Aproveito essa breve apresentação do filme Olhar Estrangeiro como pretexto para introduzir uma das questões mais complexas para a filosofia pop: como transverter a noção de cultura, para além da dicotomia entre “nós” e “outros” ou entre “próprio” e “estrangeiro”? Transverter, como já havia afirmado em coluna anterior (Transverter as Disciplinas, Jornal o Povo, 17.03.2014), é um neologismo inspirado na ambiguidade do prefixo “trans-”, que indica tanto um movimento de “ir além” como de “ser atravessado por”. A história do pensamento ocidental tem se pautado por diversas dicotomias hierárquicas: mente x corpo, sujeito x objeto, indivíduo x sociedade, homem x animal. Essas dicotomias podem se apresentar tanto na forma de versões, como de inversões.


Por versões entendo as hierarquias mais tradicionais (do tipo “o belo é melhor do que o feio” ou “a razão é melhor do que os afetos”), que costumam privilegiar o idêntico em detrimento do diferente. Por inversões, nomeio as diversas tentativas de tentar superar as hierarquias pela mera reação ou reversão dos polos, sem um questionamento da dicotomia ou da hierarquia nelas mesmas (do tipo “o feio é melhor do que o belo” ou “os afetos são melhores do que a razão”). O problema dessa lógica dualista é que ela determina previamente o horizonte do pensamento, criando muitas vezes dilemas impossíveis de serem resolvidos, já que partem de premissas incompatíveis. Uma filosofia pop, tal como a entendo, deve procurar a transversão das dicotomias e das hierarquias. Transverter é uma estratégia de tentar escapar das dicotomias hierarquizantes e de se deixar atravessar ou hibridizar pelas diferenças. Como seria possível transverter as culturas?


Provavelmente não será através da ideia de multiculturalidade. Trata-se de um termo ambíguo, muitas vezes usado inadequadamente. O termo “multicultural” designa a princípio apenas a justaposição de culturas diversas, sem maiores conexões ou agenciamentos. Por exemplo, a proximidade espacial parece não garantir intercâmbio cultural, como indica o fato de a maioria de nós, brasileiros, conhecermos tão pouco da música, do cinema e da literatura de nossos vizinhos latino-americanos.

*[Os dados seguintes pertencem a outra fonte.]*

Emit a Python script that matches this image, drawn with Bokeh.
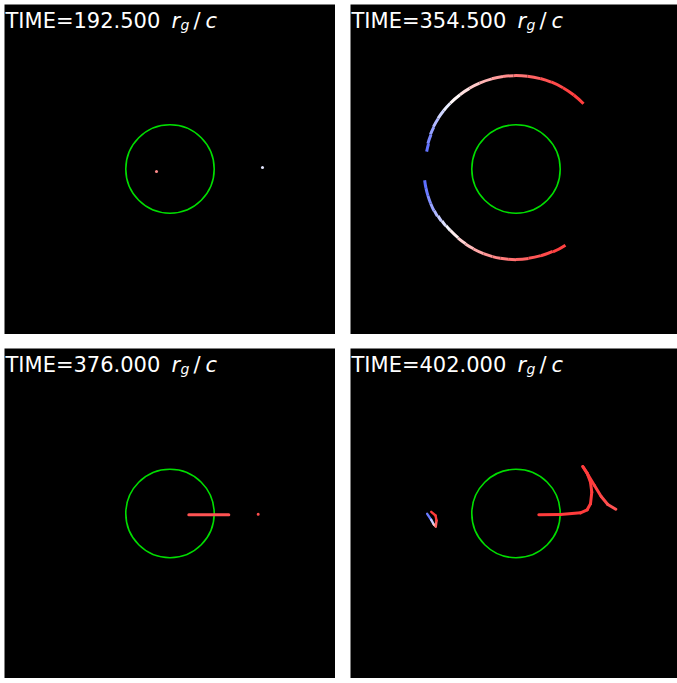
import numpy as np
from bokeh.plotting import figure, gridplot
from bokeh.models import Label, Range1d, ColumnDataSource
from bokeh.transform import linear_cmap
from bokeh.embed import file_html
from bokeh.resources import INLINE

# ---------------- data (data units) ----------------
times = ["192.500", "354.500", "376.000", "402.000"]
horizon_r = 9.75

# panel 1: two small blobs
p1_x = [-2.98, 20.40]
p1_y = [-0.55, 0.33]
p1_v = [0.6, -0.15]

# panel 2: two arcs (edge angles in degrees, radius, colour value at each edge)
p2a_ang = [44, 52, 60, 68, 75, 83, 91.5, 98, 105, 113, 120, 127, 135, 141, 147, 153, 158, 164, 169]
p2a_r = [20.7, 20.7, 20.7, 20.7, 20.65, 20.6, 20.6, 20.6, 20.6, 20.55, 20.55, 20.5, 20.5, 20.5, 20.5, 20.4, 20.3, 20.15, 20.0]
p2a_v = [1.0, 0.98, 0.95, 0.9, 0.85, 0.75, 0.65, 0.55, 0.45, 0.33, 0.22, 0.1, -0.03, -0.18, -0.35, -0.5, -0.65, -0.8, -0.9]
p2b_ang = [187, 192, 197, 202, 207, 211, 215, 219, 223, 230, 236, 242, 249, 255, 260, 265, 270, 278, 286, 294, 303]
p2b_r = [20.3, 20.3, 20.3, 20.3, 20.3, 20.15, 20.0, 19.9, 19.8, 19.85, 19.9, 19.95, 20.0, 20.0, 20.0, 20.0, 20.0, 19.9, 19.85, 19.95, 20.1]
p2b_v = [-0.9, -0.85, -0.75, -0.62, -0.5, -0.37, -0.25, -0.12, 0.0, 0.18, 0.3, 0.4, 0.5, 0.58, 0.65, 0.7, 0.75, 0.83, 0.9, 0.95, 1.0]

# panel 3: radial streak + blob
p3_line_x = [4.15, 12.97]
p3_line_y = [-0.29, -0.29]
p3_line_v = [1.0, 0.75]
p3_dot_x = [19.45]
p3_dot_y = [-0.15]
p3_dot_v = [0.9]

# panel 4: streak with loop, and small hook on the left
p4a_x = [5.03, 9.81, 14.23, 15.70, 16.43, 16.72, 16.43, 15.70, 14.73, 15.84, 17.31, 18.79, 20.25, 22.01]
p4a_y = [-0.29, -0.22, 0.15, 0.82, 2.14, 4.70, 6.90, 8.89, 10.37, 8.60, 6.18, 3.75, 1.99, 0.95]
p4a_v = [1.0, 1.0, 1.0, 1.0, 1.0, 1.0, 1.0, 1.0, 1.0, 1.0, 1.0, 0.95, 0.9, 0.85]
p4b_x = [-19.59, -18.70, -18.13, -17.69, -17.53, -17.75, -18.70]
p4b_y = [-0.07, -1.39, -2.43, -2.87, -1.54, -0.44, 0.37]
p4b_v = [-1.0, -0.6, 0.0, 0.6, 1.0, 1.0, 1.0]

# ---------------- styling ----------------
PX = 4.534  # pixels per data unit
GREEN = "#00dd00"


def make_palette():
    blue = (70, 90, 255)
    white = (255, 255, 255)
    red = (255, 60, 60)
    pal = []
    for i in range(256):
        t = i / 255
        if t < 0.5:
            a, b, u = blue, white, t / 0.5
        else:
            a, b, u = white, red, (t - 0.5) / 0.5
        c = tuple(int(round(a[k] + (b[k] - a[k]) * u)) for k in range(3))
        pal.append("#%02x%02x%02x" % c)
    return pal


PAL = make_palette()


def cmap():
    return linear_cmap("v", PAL, -1.0, 1.0)


def panel(w, h, left_px, bottom_px, t):
    p = figure(width=w, height=h,
               x_range=Range1d(-left_px / PX, (w - left_px) / PX),
               y_range=Range1d(-bottom_px / PX, (h - bottom_px) / PX),
               output_backend="svg", toolbar_location=None,
               x_axis_location=None, y_axis_location=None,
               min_border=0, background_fill_color="black",
               border_fill_color="black", outline_line_color=None)
    p.grid.visible = False
    p.circle(x=[0], y=[0], radius=horizon_r, fill_color=None,
             line_color=GREEN, line_width=1.6)
    base = h - 16.0
    common = dict(x_units="screen", y_units="screen", text_color="white",
                  text_font="DejaVu Sans", text_baseline="alphabetic")
    p.add_layout(Label(x=1, y=base, text="TIME=" + t, text_font_size="21px", **common))
    p.add_layout(Label(x=167, y=base, text="r", text_font_size="21px",
                       text_font_style="italic", **common))
    p.add_layout(Label(x=176, y=base - 4.5, text="g", text_font_size="14px",
                       text_font_style="italic", **common))
    p.add_layout(Label(x=189, y=base, text="/", text_font_size="21px", **common))
    p.add_layout(Label(x=201, y=base, text="c", text_font_size="21px",
                       text_font_style="italic", **common))
    return p


def path(p, xs, ys, vs, width=3.0):
    src = ColumnDataSource(dict(
        x0=xs[:-1], y0=ys[:-1], x1=xs[1:], y1=ys[1:],
        v=[(vs[i] + vs[i + 1]) / 2 for i in range(len(vs) - 1)]))
    p.segment("x0", "y0", "x1", "y1", source=src, line_color=cmap(),
              line_width=width, line_cap="round")


def arcs(p, ang, r, vs, width=3.0):
    a = np.radians(ang)
    src = ColumnDataSource(dict(
        a0=list(a[:-1]), a1=list(a[1:]),
        r=[(r[i] + r[i + 1]) / 2 for i in range(len(r) - 1)],
        v=[(vs[i] + vs[i + 1]) / 2 for i in range(len(vs) - 1)]))
    p.arc(x=0, y=0, radius="r", start_angle="a0", end_angle="a1",
          direction="anticlock", source=src, line_color=cmap(),
          line_width=width, line_cap="butt")


def dots(p, xs, ys, vs, size=3):
    src = ColumnDataSource(dict(x=xs, y=ys, v=vs))
    p.scatter("x", "y", source=src, size=size, color=cmap(), line_color=None)


p1 = panel(331, 330, 165.5, 165.5, times[0])
dots(p1, p1_x, p1_y, p1_v)

p2 = panel(327, 330, 165.5, 165.5, times[1])
arcs(p2, p2a_ang, p2a_r, p2a_v)
arcs(p2, p2b_ang, p2b_r, p2b_v)

p3 = panel(331, 330, 165.5, 165.0, times[2])
path(p3, p3_line_x, p3_line_y, p3_line_v)
dots(p3, p3_dot_x, p3_dot_y, p3_dot_v)

p4 = panel(327, 330, 165.5, 165.0, times[3])
path(p4, p4a_x, p4a_y, p4a_v)
path(p4, p4b_x, p4b_y, p4b_v, width=2.4)

grid = gridplot([[p1, p2], [p3, p4]], toolbar_location=None)
grid.spacing = (14, 15)
grid.styles = {"margin-left": "4px", "margin-top": "4px"}

open("out.html", "w").write(file_html(grid, INLINE))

Além disso o discurso do multiculturalismo acaba escondendo relações de poder mais intricadas: a globalização, por exemplo, é multicultural por definição, mas comporta na prática uma estratégia de hegemonização, pois funciona a partir de um paradigma único, geralmente associado à marca do homem branco, europeu, heterossexual e cristão, em detrimento do africano, do indígena, do feminino ou de quaisquer outros modos de existência possíveis.

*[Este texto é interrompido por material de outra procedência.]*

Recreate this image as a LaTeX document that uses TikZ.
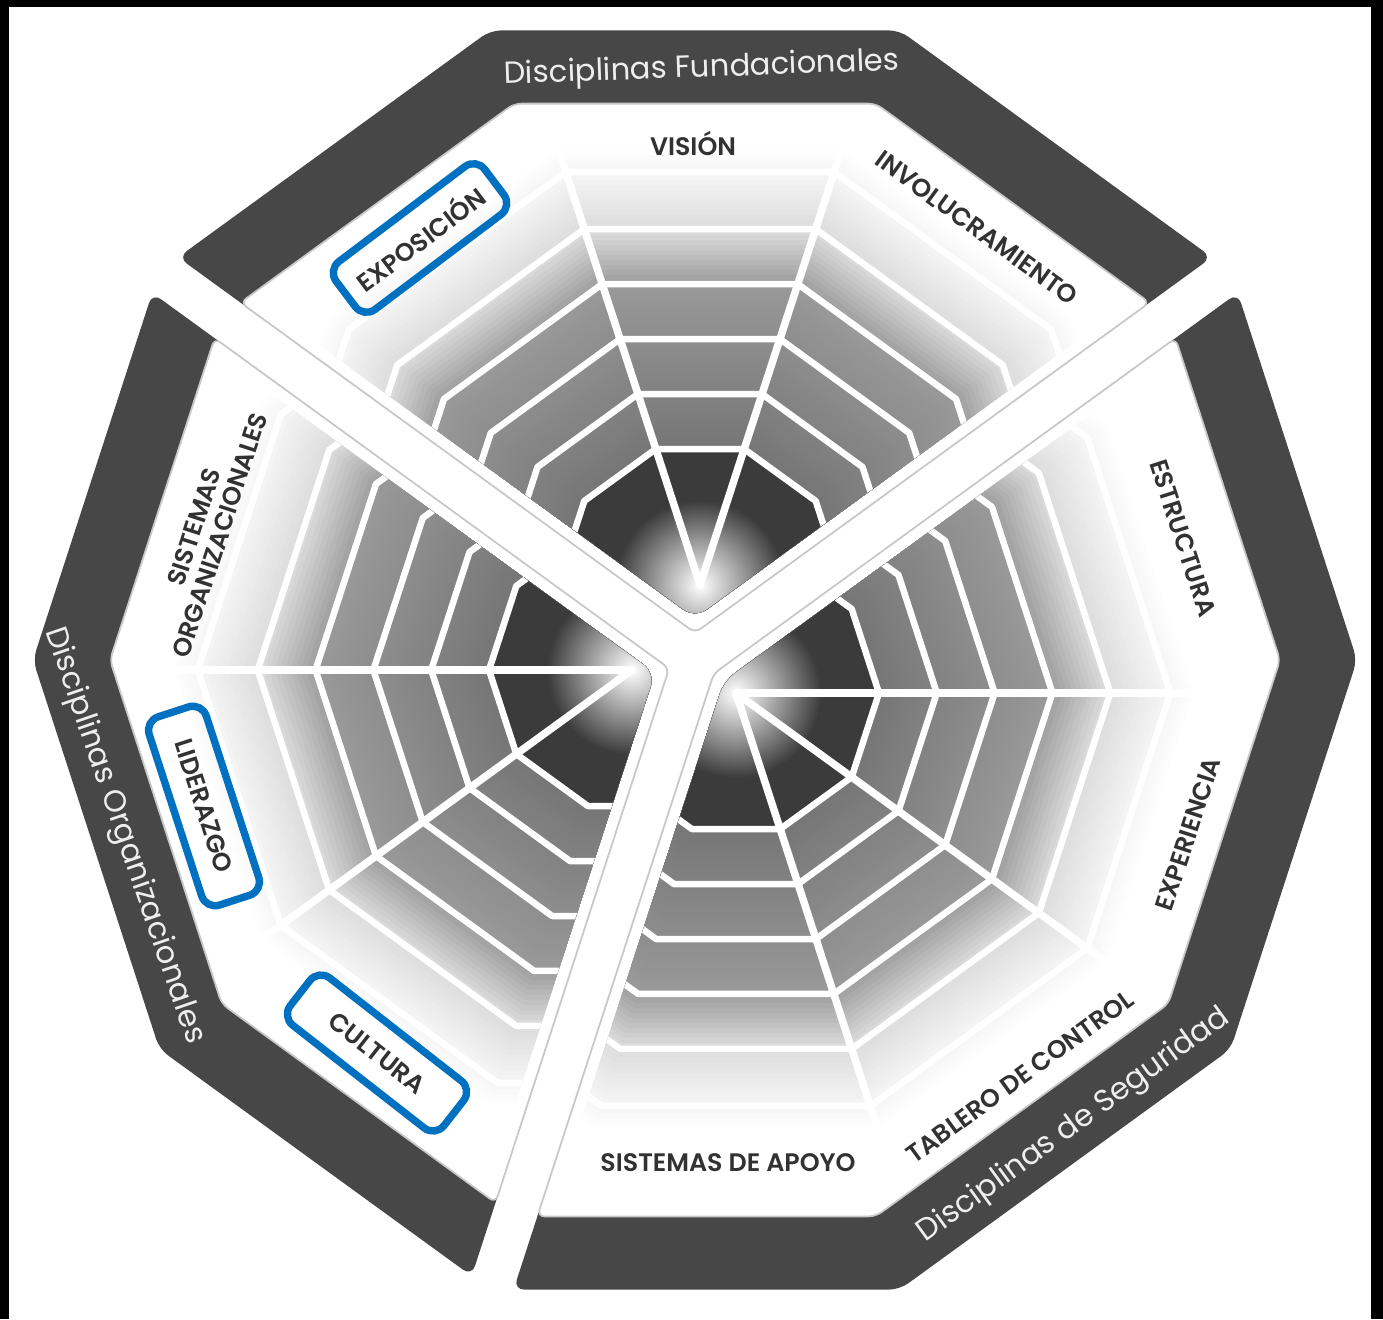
\documentclass[tikz,border=0pt]{standalone}
\usepackage{fontspec}
\usetikzlibrary{calc}
\newfontfamily\capfont{Poppins SemiBold}
\newfontfamily\bandfont{Poppins}
\definecolor{bandGray}{RGB}{71,71,71}
\definecolor{hlBlue}{RGB}{0,112,192}
\definecolor{capInk}{RGB}{50,50,50}
\definecolor{bandInk}{RGB}{238,238,238}
\definecolor{rimLine}{RGB}{200,200,200}
\tikzset{
  band/.style={fill=bandGray, rounded corners=3pt},
  plate/.style={fill=white, draw=rimLine, line width=0.5pt, rounded corners=2pt},
  webline/.style={draw=white, line width=0.065cm, line join=round},
  spoke/.style={draw=white, line width=0.075cm, line cap=round},
  disc/.style={font=\capfont\fontsize{7.2}{7.7}\selectfont, text=capInk, align=center, inner sep=1pt},
  hlbox/.style={disc, draw=hlBlue, line width=2.1pt, rounded corners=4pt, minimum width=1.86cm, minimum height=0.6cm},
  bandlabel/.style={font=\bandfont\fontsize{8.7}{10}\selectfont, text=bandInk, inner sep=0pt}
}
\newcommand\sectorpath[5]{%
  ($(O)+({(#1+#2)/2}:{#4/sin((#2-#1)/2)})$)
  -- ($(O)+({#1+90}:#4)+(#1:{#3-0.3249*#4})$)
  \foreach \v in {#5}{ -- ($(O)+(\v:#3)$) }
  -- ($(O)+({#2-90}:#4)+(#2:{#3-0.3249*#4})$) -- cycle}
\newcommand\ringpath[2]{%
  ($(#1)+(0:{#2/cos(18)})$) \foreach \k in {1,...,9}{ -- ($(#1)+(\k*36:{#2/cos(18)})$) } -- cycle}
\newcommand\drawweb[5]{%
  \begin{scope}
    \clip[rounded corners=4pt] \sectorpath{#2}{#3}{5.72}{0.34}{#4};
    \foreach \i in {0,...,62}{
      \pgfmathsetmacro\ap{4.5-0.05*\i}
      \pgfmathsetmacro\dk{\ap<=3.01 ? 54-(\ap-1.36)*8.48 : (\ap<=3.56 ? 40-(\ap-3.01)*47.3 : (\ap<=4.13 ? 14-(\ap-3.56)*17.5 : max(0,4-(\ap-4.13)*15)))}
      \fill[black!\dk] \ringpath{#1}{\ap};
    }
    \fill[black!77] \ringpath{#1}{1.36};
    \begin{scope}
      \clip \ringpath{#1}{1.36};
      \shade[inner color=white, outer color=black!77] (#1) circle (0.85);
    \end{scope}
    \foreach \r in {1.36,1.91,2.46,3.01,3.56,4.13}{ \draw[webline] \ringpath{#1}{\r}; }
    \foreach \s in {#5}{ \draw[spoke] (#1) -- ++(\s:6); }
  \end{scope}}

\begin{document}
\begin{tikzpicture}
  \useasboundingbox (0,0) rectangle (13.83,-13.19);
  \fill[white] (0,0) rectangle (13.83,-13.19);
  \fill[black] (0,0) rectangle (0.09,-13.19);
  \fill[black] (0,0) rectangle (13.83,-0.07);
  \fill[black] (13.71,0) rectangle (13.83,-13.19);

  \coordinate (O) at (6.95,-6.60);
  \coordinate (Wt) at (7.00,-5.85);
  \coordinate (Wl) at (6.32,-6.70);
  \coordinate (Wr) at (7.36,-6.93);

  \path[band] \sectorpath{36}{144}{6.62}{0.22}{72,108};
  \path[plate] \sectorpath{36}{144}{5.85}{0.22}{72,108};
  \drawweb{Wt}{36}{144}{72,108}{72,108}

  \path[band] \sectorpath{144}{252}{6.62}{0.22}{180,216};
  \path[plate] \sectorpath{144}{252}{5.85}{0.22}{180,216};
  \drawweb{Wl}{144}{252}{180,216}{180,216}

  \path[band] \sectorpath{-108}{36}{6.62}{0.22}{-72,-36,0};
  \path[plate] \sectorpath{-108}{36}{5.85}{0.22}{-72,-36,0};
  \drawweb{Wr}{-108}{36}{-72,-36,0}{-72,-36,0}

  \node[disc] (vision) at (6.93,-1.43) {VISIÓN};
  \node[disc, rotate=-36] (involucramiento) at (9.77,-2.28) {INVOLUCRAMIENTO};
  \node[hlbox, rotate=37] (exposicion) at (4.20,-2.38) {EXPOSICIÓN};
  \node[disc, rotate=72] (sisorg) at (2.07,-5.31) {SISTEMAS\\ORGANIZACIONALES};
  \node[hlbox, rotate=-72, minimum width=1.98cm] (liderazgo) at (2.04,-8.06) {LIDERAZGO};
  \node[hlbox, rotate=-38, minimum width=1.95cm] (cultura) at (3.77,-10.53) {CULTURA};
  \node[disc] (apoyo) at (7.28,-11.63) {SISTEMAS DE APOYO};
  \node[disc, rotate=36] (tablero) at (10.20,-10.77) {TABLERO DE CONTROL};
  \node[disc, rotate=72] (experiencia) at (11.88,-8.34) {EXPERIENCIA};
  \node[disc, rotate=-72] (estructura) at (11.83,-5.38) {ESTRUCTURA};

  \node[bandlabel, rotate=2, anchor=base] (fundacionales) at (7.02,-0.77) {Disciplinas Fundacionales};
  \node[bandlabel, rotate=-71] (organizacionales) at (1.24,-8.36) {Disciplinas Organizacionales};
  \node[bandlabel, rotate=36] (seguridad) at (10.74,-11.26) {Disciplinas de Seguridad};
\end{tikzpicture}
\end{document}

Como então conseguir escapar das práticas de submissão a tudo o que supostamente é de fora em nossos territórios culturais (versão), sem recair em uma postura xenófoba de retorno às raízes supostamente puras de nossa nacionalidade (inversão)? Talvez um começo seja aceitar que não é mais possível uma diferenciação radical entre o que é puramente próprio e o que é puramente estrangeiro em qualquer que seja a cultura e que será preciso inventar outros tipos de olhares, oblíquos o bastante para escapar das dualidades hierárquicas.